BW: We’ve been getting a lot of work recently doing these agrihoods. It’s really a combination of agriculture and neighborhood. The idea is to create open spaces interwoven between villages, hamlets, [and] walkable neighborhoods, where we have productive agriculture. The term “agrihood” is sometimes used as a marketing tool, where a sales office will have a little gardening box next to it. That’s a bit superficial. What we’re really doing is trying to incorporate agriculture in a meaningful way, on a large scale.
One of our projects is a 200-acre agrihood. Fifty percent of the land is going to be in conservation. The majority of that conservation land will be productive agriculture. It's going to be a regional food hub as well, so farmers from the region can bring their produce there and process it in the village. Then produce that’s coming in will be sold in the markets, and the restaurants, and then distributed around the region as well. We have a nonprofit that’s interested in taking as much of the land as we’ll let them farm. They have a ‘sell one, give one’ kind of a thing—like Tom’s shoes, but for produce—so they give away food.
And we’ll have agriculture at all scales. We’ll have the larger-scaled regional, like community-supported agriculture (CSA). Then we’ll have smaller, five, ten-acre plots. We’ll also have incubator farms, so if people want to get into organic farming, but don’t want to buy hundreds of acres to do it, they could learn. Then we’ll have community gardens. We’ll also have foraging forests, so there will be mushrooms and stuff you can go pick. And we’ll have edible landscaping throughout the neighborhood.
And on each individual lot, instead of “Do you want to have brick or siding,” or “What countertops do you want,” we’ll have “Do you want to have the garden box, or not?” And then we’ll have the community farmer, who will be responsible for overseeing all the different operations, but also the homeowners can hire someone to do their landscape. Maybe you want to plant it and harvest it, but you don’t want to tend it and pick the bugs off.
Another initiative, as part of wanting to have “free-range” children, would include the neighborhood children. Kids can run around and have fun while also learning work ethic. The idea would be to let them do some chores in the community gardens so they could learn how to use their muscles and sweat and do hard stuff.
So that’s the agrihood. We’re doing it at all scales. Sometimes it’s a small, community garden at the small-scale in an urban infill setting. Or this 200-acre project. We’re also doing a 300,000 acre project in Florida—so it’s a much larger scale—and that can really have a regional impact on food production, and food systems, and all that.
AG: I saw you work with cities on their codes, particularly form-based codes. Do you mind talking about that?
BW: We do lots of zoning ordinances. For the longest time zoning codes have been really focused on separating one use from the next. Now, the modern thinking is that you want to really focus on form or character. Instead of saying “This is a residential district and this is a commercial district,” you can say, “The character of this district is XYZ—this feels more urban, this feels more rural, this feels more something in between—” and so you write the standards to create that character, and the use becomes much less important.
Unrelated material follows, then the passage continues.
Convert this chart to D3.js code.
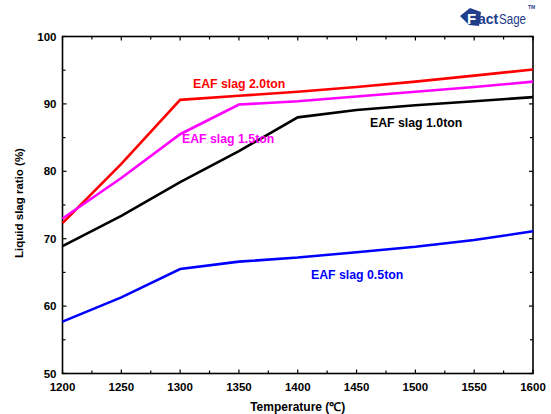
<!DOCTYPE html>
<html><head><meta charset="utf-8">
<script src="https://cdn.jsdelivr.net/npm/d3@7"></script>
<style>body{margin:0;background:#fff}svg{display:block}text{font-family:"Liberation Sans",Arial,sans-serif;font-weight:bold}</style>
</head><body><svg id="c" width="551" height="414"></svg>
<script>
const temps = [1200,1250,1300,1350,1400,1450,1500,1550,1600];
const slag20 = [72.3,81.1,90.6,91.2,91.8,92.5,93.3,94.2,95.1];
const slag15 = [73.0,79.0,85.5,89.9,90.4,91.1,91.8,92.5,93.3];
const slag10 = [68.9,73.4,78.4,83.0,88.0,89.1,89.8,90.4,91.0];
const slag05 = [57.7,61.3,65.5,66.6,67.2,68.0,68.8,69.8,71.1];
const seriesNames = ["EAF slag 2.0ton","EAF slag 1.5ton","EAF slag 1.0ton","EAF slag 0.5ton"];
const seriesColors = ["#ff0000","#ff00ff","#000000","#0000ff"];
const xTicks = [1200,1250,1300,1350,1400,1450,1500,1550,1600];
const yTicks = [50,60,70,80,90,100];

const svg = d3.select("#c");
const L=62.5, R=533, T=36.5, B=373.5;
const x = d3.scaleLinear().domain([1200,1600]).range([L,R]);
const y = d3.scaleLinear().domain([50,100]).range([B,T]);

svg.append("rect").attr("x",L).attr("y",T).attr("width",R-L).attr("height",B-T)
  .attr("fill","none").attr("stroke","#000").attr("stroke-width",1.6);

const tl=4, tm=3;
const g = svg.append("g").attr("stroke","#000").attr("stroke-width",1.2);
const xMinor = d3.range(1225,1600,50);
const yMinor = d3.range(55,100,10);
xTicks.forEach(t=>{ g.append("line").attr("x1",x(t)).attr("x2",x(t)).attr("y1",B).attr("y2",B-tl);
  g.append("line").attr("x1",x(t)).attr("x2",x(t)).attr("y1",T).attr("y2",T+tl);});
xMinor.forEach(t=>{ g.append("line").attr("x1",x(t)).attr("x2",x(t)).attr("y1",B).attr("y2",B-tm);
  g.append("line").attr("x1",x(t)).attr("x2",x(t)).attr("y1",T).attr("y2",T+tm);});
yTicks.forEach(v=>{ g.append("line").attr("x1",L).attr("x2",L+tl).attr("y1",y(v)).attr("y2",y(v));
  g.append("line").attr("x1",R).attr("x2",R-tl).attr("y1",y(v)).attr("y2",y(v));});
yMinor.forEach(v=>{ g.append("line").attr("x1",L).attr("x2",L+tm).attr("y1",y(v)).attr("y2",y(v));
  g.append("line").attr("x1",R).attr("x2",R-tm).attr("y1",y(v)).attr("y2",y(v));});

svg.append("g").selectAll("text").data(xTicks).join("text")
  .attr("x",d=>x(d)).attr("y",B+17).attr("text-anchor","middle").attr("font-size",11.5).text(d=>d);
svg.append("g").selectAll("text").data(yTicks).join("text")
  .attr("x",L-6).attr("y",d=>y(d)+4).attr("text-anchor","end").attr("font-size",11.5).text(d=>d);

svg.append("text").attr("x",(L+R)/2).attr("y",411).attr("text-anchor","middle").attr("font-size",12).text("Temperature (℃)");
svg.append("text").attr("transform",`translate(23,203) rotate(-90)`).attr("text-anchor","middle").attr("font-size",11.5).text("Liquid slag ratio (%)");

const data=[slag20,slag15,slag10,slag05];
const line=d3.line().x((d,i)=>x(temps[i])).y(d=>y(d));
data.forEach((s,i)=>{
  svg.append("path").datum(s).attr("d",line).attr("fill","none").attr("stroke",seriesColors[i])
    .attr("stroke-width",2.6).attr("stroke-linejoin","miter");
});
const labelPos=[[193,88],[182,143],[370,127],[311,279]];
seriesNames.forEach((n,i)=>{
  svg.append("text").attr("x",labelPos[i][0]).attr("y",labelPos[i][1]).attr("font-size",12.3)
    .attr("fill",seriesColors[i]).text(n);
});

// logo
const navy="#1f3d8a";
const lg=svg.append("g");
lg.append("path").attr("d","M460,16 L470,8 L481,12 L479,26 L469,25 Z").attr("fill",navy);
lg.append("text").attr("x",467).attr("y",24).attr("font-size",15).attr("fill","#fff").text("F");
lg.append("text").attr("x",478).attr("y",24).attr("font-size",14).attr("fill",navy).text("act");
lg.append("text").attr("x",499).attr("y",24).attr("font-size",14).attr("fill",navy).style("font-weight","normal").attr("textLength",27).attr("lengthAdjust","spacingAndGlyphs").text("Sage");
lg.append("text").attr("x",528).attr("y",9).attr("font-size",5).attr("fill",navy).text("TM");
</script></body></html>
Think about a historic downtown. Any building that’s there has probably been a hundred different things over the years. It didn’t matter, as long as the buildings were compatible and the form worked out. Unless you were producing some poisonous chemicals or noxious use or whatever, it didn’t matter. You didn’t need to separate it. Now we’ve gotten this idea that we need to separate things. So the idea of form-based, or what we call character-based, coding kind of takes you back to really try[ing] to create a place that people love; a lovable community so [residents] take care of it and it stands the test of time.
AG: A lot of the projects you’ve done are in Southern cities. What has pulled you to these? And what about their character makes them a good fit for your projects?
BW: I guess one of the things is probably because we are located in the Southeast, and I’m from Alabama originally and all that. But I think the ideas about walkable neighborhoods, new urbanism, and smart growth really originated in the Southeast. It started in the Panhandle of Florida, with the Seasides, the sort of resort communities. And then Kentlands in Gaithersburg, Maryland was the first full-time, year-round community that had these same principles, but it wasn’t a resort.
And these [ideas] sort of stayed in this region and spread from there. So many people in the south vacation in the Panhandle, in Florida, so they’re familiar with the ideas about how we can make a new neighborhood that feels like the historic ones that are walkable. And so it kind of went from there. The posters that you saw there, a lot of them were focused in the Southeast, but we actually do a lot of work in New England as well.
And there, it's like they have this tradition of old urbanism, that they seem to really want to continue. And so they’re inspired [by] what they have before. Whereas in the south, there are great small towns and things, but I also think a lot of it is sort of like ‘we need new places, new neighborhoods that aren’t just commodity-based developments for international track builders. [Instead] it’s, “‘We want to have a new neighborhood that people can live in in all stages of life–from when they’re young, maybe they live in a tiny house or an apartment above an old shop, or whatever.” As they get older and gain wealth, they can move to a larger house on a larger lot, then they move back into the town center, so they don’t have to move neighborhoods every time their preferences or lifestyle needs change.
Adeleine Geitner is a rising senior at Duke University studying public policy and economics. She is the Duke Urban Studies Initiative Fellow on Sprawl Repair and Nodal Development.